The swivel action of the screen was the stickiest of any Sidekick I've used. I am not sure if this is because my review unit has been fully broken in yet, or not. I really had to press hard on the bottom of the screen to get it to pop open. Even then, it stopped about 90% of the way open, and I had to adjust it the last 10%.
The QWERTY keyboard is OK, but not fantastic. Because the LX is so wide and has the two rounded humps at the ends of the phone, I really felt like I was reaching more than I should have to get at the keyboard. On top of that, the keys are spread very far apart. This makes them easy to find, but you really have to reach around to get at them. I feel that with the LX your thumbs are going to get a much more serious workout than on many other QWERTY devices. Lastly, the buttons have minimal travel and feedback. Don't get me wrong, I'm not trying to hate on it. It works just fine. I just prefer different style QWERTY keyboards.
On the bottom of the LX (when held horizontally), there are several buttons and ports. To the far left is a nice 3.5mm headset jack that fits most stereo headphones. Then there are two separate buttons to control the volume. These two are a little bit hard to find, as they are built quite flush to the surface.

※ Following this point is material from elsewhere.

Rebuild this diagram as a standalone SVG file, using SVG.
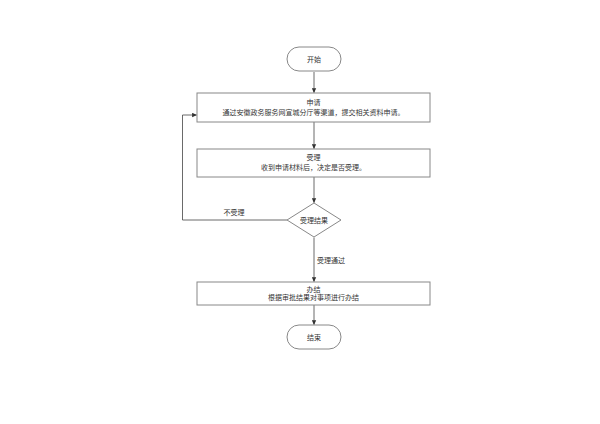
<svg xmlns="http://www.w3.org/2000/svg" width="600" height="424" viewBox="0 0 600 424">
<defs>
<marker id="arr" viewBox="0 0 8 8" refX="7" refY="4" markerWidth="5" markerHeight="5" orient="auto" markerUnits="userSpaceOnUse"><path d="M0,0.5 L8,4 L0,7.5 Z" fill="#333"/></marker>
<style>
.shape{fill:#fff;stroke:#888;stroke-width:1}
.t{font-family:"Liberation Sans","Noto Sans CJK SC",sans-serif;font-size:7px;fill:#333;text-anchor:middle}
.edge{fill:none;stroke:#444;stroke-width:0.8;marker-end:url(#arr)}
</style>
</defs>
<rect width="600" height="424" fill="#fff"/>
<g id="connectors">
<path class="edge" d="M314,72 V92.5"/>
<path class="edge" d="M314,122 V148.5"/>
<path class="edge" d="M314,177 V202.5"/>
<path class="edge" d="M287,220 H182.5 V115 H196.5"/>
<path class="edge" d="M314,237.5 V281.5"/>
<path class="edge" d="M314,305 V324.5"/>
</g>
<g id="start"><rect class="shape" x="287" y="47" width="54" height="24" rx="12"/><text class="t" x="314" y="61.5">开始</text></g>
<g id="apply"><rect class="shape" x="197" y="93" width="233" height="29"/><text class="t" x="313.5" y="105">申请</text><text class="t" x="313.5" y="115">通过安徽政务服务网宣城分厅等渠道，提交相关资料申请。</text></g>
<g id="accept"><rect class="shape" x="197" y="149" width="233" height="28"/><text class="t" x="313.5" y="160">受理</text><text class="t" x="313.5" y="170">收到申请材料后，决定是否受理。</text></g>
<g id="decision"><path class="shape" d="M314,203 L341,220 L314,237 L287,220 Z"/><text class="t" x="314" y="222.5">受理结果</text></g>
<g id="done"><rect class="shape" x="197" y="282" width="233" height="23"/><text class="t" x="313.5" y="291.5">办结</text><text class="t" x="313.5" y="300">根据审批结果对事项进行办结</text></g>
<g id="end"><rect class="shape" x="287" y="325" width="54" height="24" rx="12"/><text class="t" x="314" y="339.5">结束</text></g>
<text class="t" x="234" y="214.5">不受理</text>
<text class="t" x="331" y="263">受理通过</text>
</svg>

They also have little travel and feedback. Towards the right side is the power button. This one was easier to find and had better travel and feedback. Last is the miniUSB port for charging and data transfer.
On the top side of the LX are two more buttons. The one to the left is a shortcut to the messaging department, and the second is a two-stage camera key. Both have good travel and feedback.
If you want to swap out the microSD card, you have to remove the back panel of the phone. Thankfully, the card is accessible without removing the battery.